Harvard Divinity School

Harvard Divinity School
 
 

Program in Religious Studies and Education

 

 

PRSE Alumna Profile

Cati de los Ríos

Cati de los RiosCati de los Ríos has always known that her vocation is education. The question was how to combine that calling with her interests in theology, especially Meso-American religions and liberation theology in Latin America, and immigrants.

"My passion in education has always been in connection with immigrants—immigrant youth, immigrant refugees, and their access to education," she says.

In the PRSE, Cati is able to pursue vocation and interests. In her second semester she started teaching English as a Second Language (ESL) in the Harvard University Bridge to Learning and Literacy Program, an education program for Harvard's service workers. She tutored immigrant Harvard janitors and maintenance workers—people, she says, who "really resemble my father, who really resemble a lot of people who are so close to me."

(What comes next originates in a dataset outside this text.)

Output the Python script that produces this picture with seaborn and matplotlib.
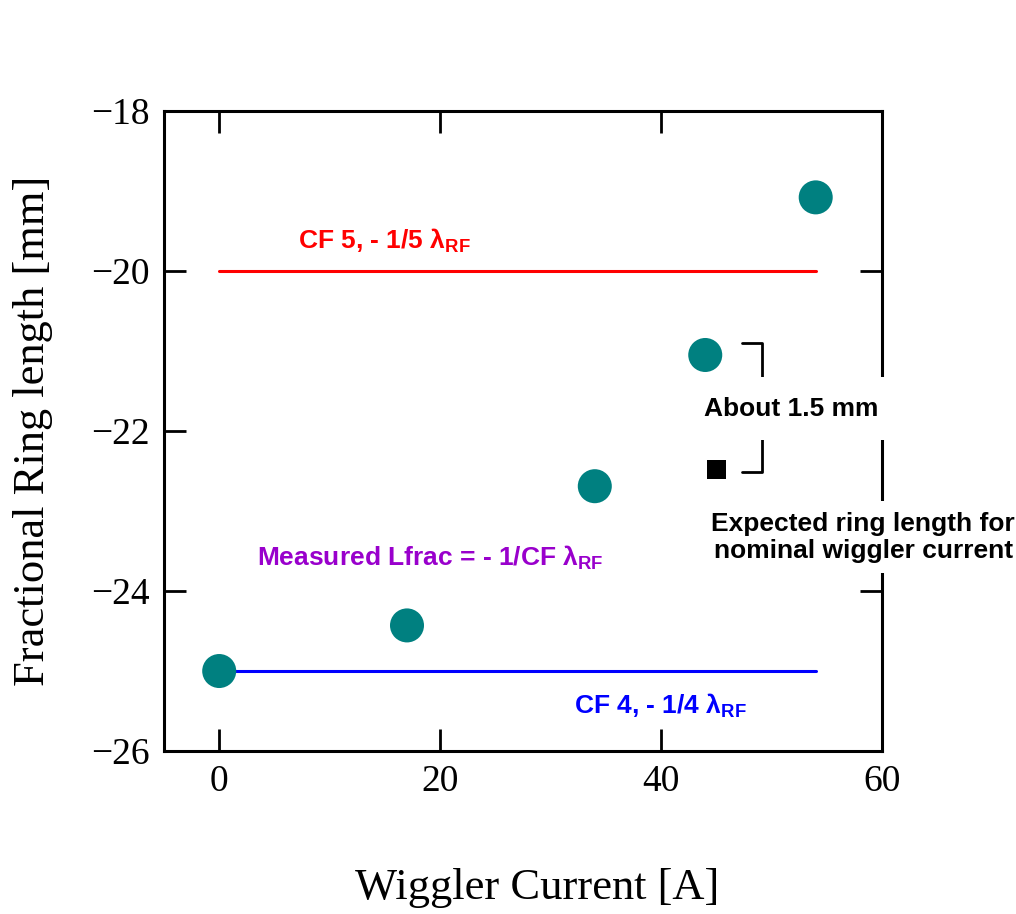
import numpy as np
import pandas as pd
import matplotlib
matplotlib.use("Agg")
import matplotlib.pyplot as plt
import seaborn as sns

# data
current = [0, 17, 34, 44, 54]
ring_len = [-25.0, -24.43, -22.69, -21.05, -19.08]
line_x = [0, 54]
cf5_y = [-20.0, -20.0]
cf4_y = [-25.0, -25.0]
expected_x = [45]
expected_y = [-22.48]
x_ticks = [0, 20, 40, 60]
y_ticks = [-26, -24, -22, -20, -18]

sns.set_style("ticks")
plt.rcParams["font.family"] = ["Liberation Serif", "DejaVu Serif"]
plt.rcParams["mathtext.fontset"] = "custom"
plt.rcParams["mathtext.rm"] = "Liberation Sans"
plt.rcParams["mathtext.bf"] = "Liberation Sans:bold"
plt.rcParams["text.color"] = "black"
plt.rcParams["axes.labelcolor"] = "black"
plt.rcParams["xtick.color"] = "black"
plt.rcParams["ytick.color"] = "black"
plt.rcParams["axes.edgecolor"] = "black"

fig = plt.figure(figsize=(10.16, 9.14), dpi=100)
ax = fig.add_axes([0.1614, 0.1783, 0.8681 - 0.1614, 0.8786 - 0.1783])

df = pd.DataFrame({"current": current, "ring": ring_len})
lines = pd.DataFrame({"x": line_x, "cf5": cf5_y, "cf4": cf4_y})

sns.lineplot(data=lines, x="x", y="cf5", color="#ff0000", lw=2.2, ax=ax, zorder=2)
sns.lineplot(data=lines, x="x", y="cf4", color="#0000ff", lw=2.2, ax=ax, zorder=2)
sns.scatterplot(data=df, x="current", y="ring", color="#008080", s=600,
                edgecolor="none", ax=ax, zorder=4)
sns.scatterplot(x=expected_x, y=expected_y, marker="s", color="black", s=190,
                edgecolor="none", ax=ax, zorder=4)

ax.set_xlim(-5, 60)
ax.set_ylim(-26, -18)
ax.set_xticks(x_ticks)
ax.set_yticks(y_ticks)
ax.tick_params(direction="in", length=16, width=2, labelsize=27,
               top=True, right=True, pad=10, colors="black")
for s in ax.spines.values():
    s.set_linewidth(2.2)
    s.set_color("black")
    s.set_visible(True)

ax.set_xlabel("Wiggler Current [A]", fontsize=32, va="center")
ax.set_ylabel("Fractional Ring length [mm]", fontsize=32, va="center")
ax.xaxis.set_label_coords(0.52, -0.214)
ax.yaxis.set_label_coords(-0.182, 0.5)

sans = ["Liberation Sans", "DejaVu Sans"]
ax.text(7.1, -19.62, r"CF 5, - 1/5 λ$_{\mathbf{RF}}$", color="#ff0000",
        fontsize=19, fontweight="bold", family=sans, va="center")
ax.text(3.45, -23.58, r"Measured Lfrac = - 1/CF λ$_{\mathbf{RF}}$", color="#9900cc",
        fontsize=19, fontweight="bold", family=sans, va="center")
ax.text(32.1, -25.43, r"CF 4, - 1/4 λ$_{\mathbf{RF}}$", color="#0000ff",
        fontsize=19, fontweight="bold", family=sans, va="center")

# bracket
ax.plot([47.3, 49.1, 49.1], [-20.9, -20.9, -21.4], color="black", lw=2, zorder=3)
ax.plot([49.1, 49.1, 47.3], [-22.1, -22.51, -22.51], color="black", lw=2, zorder=3)

ax.text(51.8, -21.72, "About 1.5 mm", fontsize=19, fontweight="bold", family=sans,
        ha="center", va="center", zorder=5, color="black",
        bbox=dict(boxstyle="square,pad=0.75", fc="white", ec="none"))
ax.text(58.3, -23.33, "Expected ring length for\nnominal wiggler current",
        fontsize=19, fontweight="bold", family=sans, ha="center", va="center",
        linespacing=1.15, zorder=5, color="black",
        bbox=dict(boxstyle="square,pad=0.4", fc="white", ec="none"))

fig.savefig("out.png", dpi=100)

The daughter of immigrants (her parents are from Chihuahua, Mexico) and raised in Los Angeles, a city rich in many different Latino communities, cultures, and histories, Cati, 22, has firsthand knowledge of immigrant life. 

She built on that knowledge, earning a double major in Chicano studies and Spanish at Loyola Marymount University, and also undertook several service learning projects in Latin America, including time spent living among indigenous communities in Chiapas, Mexico, and in Guatemala; working in coffee fields in the Dominican Republic; working with a faith-based organization in Costa Rica; as well as visiting communities in El Salvador and Panama, experiencing liberation theology, globalization, and social justice.

Next fall, she'll be teaching Spanish and ESL at Fenway High School, an inner-city Boston pilot school with a mix of African American and Latino students, as well as large immigrant population—including students from the Ivory Coast, Cape Verde, Brazil, and the Dominican Republic. 

"One of the most stimulating components to teaching is that I'm really learning more about the world and more about different communities and how interconnected a lot of struggles are, especially in education and language acquisition," she says.